Perekrutan
Hakim Agung
Harifin A Tumpa ; Mantan Ketua Mahkamah Agung
Sumber : KOMPAS,
18 Juni 2012
Berita Kompas tanggal 9 Juni 2012 halaman 5,
”Hakim PN Asal Doktor Disilakan untuk
Mendaftar”, menyentak saya untuk menulis artikel ini karena perekrutan
hakim agung dari hakim tingkat pertama akan melanggar undang-undang dan merusak
sistem pembinaan karier hakim.
Dalam Undang-Undang Nomor 14 Tahun 1985
tentang Mahkamah Agung, yang kemudian diubah dengan Undang-Undang Nomor 3 Tahun
2009, sudah diatur persyaratan untuk bisa diangkat menjadi hakim agung.
Melanggar
Hukum
Persyaratan itu adalah pertama, calon yang
berasal dari hakim karier harus memiliki pengalaman selama 20 tahun menjadi
hakim, termasuk sekurang-kurangnya tiga tahun menjadi hakim tinggi, selain
syarat umum, pendidikan, dan lain-lain.
Kedua, calon yang berasal dari nonkarier
hakim antara lain disyaratkan berpengalaman dalam profesi hukum dan/atau
akademisi hukum sekurang-kurangnya 20 tahun, selain syarat umur, pendidikan,
dan lain-lain.
Ketentuan tersebut jelas menunjukkan bahwa
seorang hakim, untuk dapat dicalonkan atau mencalonkan diri sebagai calon hakim
agung, harus hakim tinggi yang mempunyai masa kerja hakim tinggi minimal tiga
tahun.

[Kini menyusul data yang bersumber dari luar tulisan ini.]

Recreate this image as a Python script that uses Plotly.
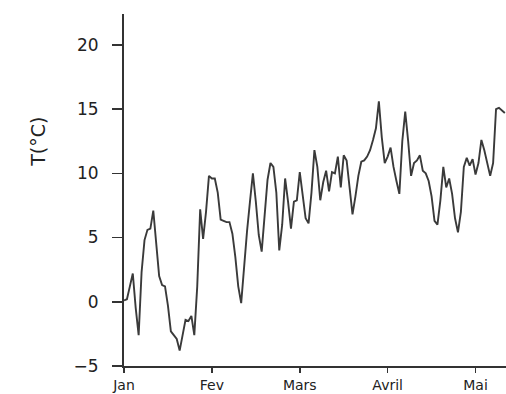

Apabila Komisi Yudisial membuka kesempatan kepada hakim tingkat pertama
yang bergelar doktor untuk mendaftar sebagai calon hakim agung, hal itu sama
sekali tidak mempunyai dasar dan landasan hukum.
Seandainya Komisi Yudisial tetap menerima
pendaftaran calon hakim agung dari hakim tingkat pertama, maka sama saja mereka
mengulangi peristiwa tahun lalu yang sesungguhnya ditentang oleh Mahkamah
Agung.
Saya membaca berita di Kompas, 13 Juni 2012
bahwa dua hakim pengadilan negeri yang ”nekat” ikut seleksi akan dijatuhi
sanksi oleh Mahkamah Agung. Dihukumnya para hakim tersebut adalah akibat dari
peranan yang besar dari Komisi Yudisial yang telah ”menjerumuskan” hakim ke
lembah pelanggaran hukum. Pelanggaran undang-undang oleh suatu institusi tentu
tidak bisa dibiarkan.
Komisi III DPR yang mempunyai tugas
pengawasan seharusnya jeli melihat pelaksanaan tugas dari mitra kerjanya. Suatu
institusi di dalam suatu negara hukum harus menjadi contoh dan suri teladan
akan kepatuhannya terhadap suatu undang-undang. Saya kira hal seperti ini akan
lebih bermakna daripada mengurusi pemindahan tempat sidang perkara korupsi.
Merusak
Sistem Pembinaan
Pembinaan karier hakim dimulai dari calon
hakim. Selama dua tahun mereka dididik dan ditempa melalui pendidikan dan
magang, sebelum kemudian dapat diangkat sebagai hakim. Pendidikan calon hakim
tersebut hampir sama dengan di Belanda dan Perancis. Mereka yang diangkat jadi
hakim baru dapat diangkat sebagai wakil ketua di kelas II setelah mereka
minimal tujuh tahun menjadi hakim.
Proses pembinaan mereka dilanjutkan di
pengadilan kelas I-B dan kelas I-A. Untuk bisa diangkat menjadi hakim tinggi,
seorang hakim harus punya masa kerja minimal 15 tahun. Karena itulah, untuk
seseorang yang memilih profesi sebagai hakim, jenjang karier sampai menjadi
hakim agung harus dilaluinya. Tidak ada istilah lompat pagar.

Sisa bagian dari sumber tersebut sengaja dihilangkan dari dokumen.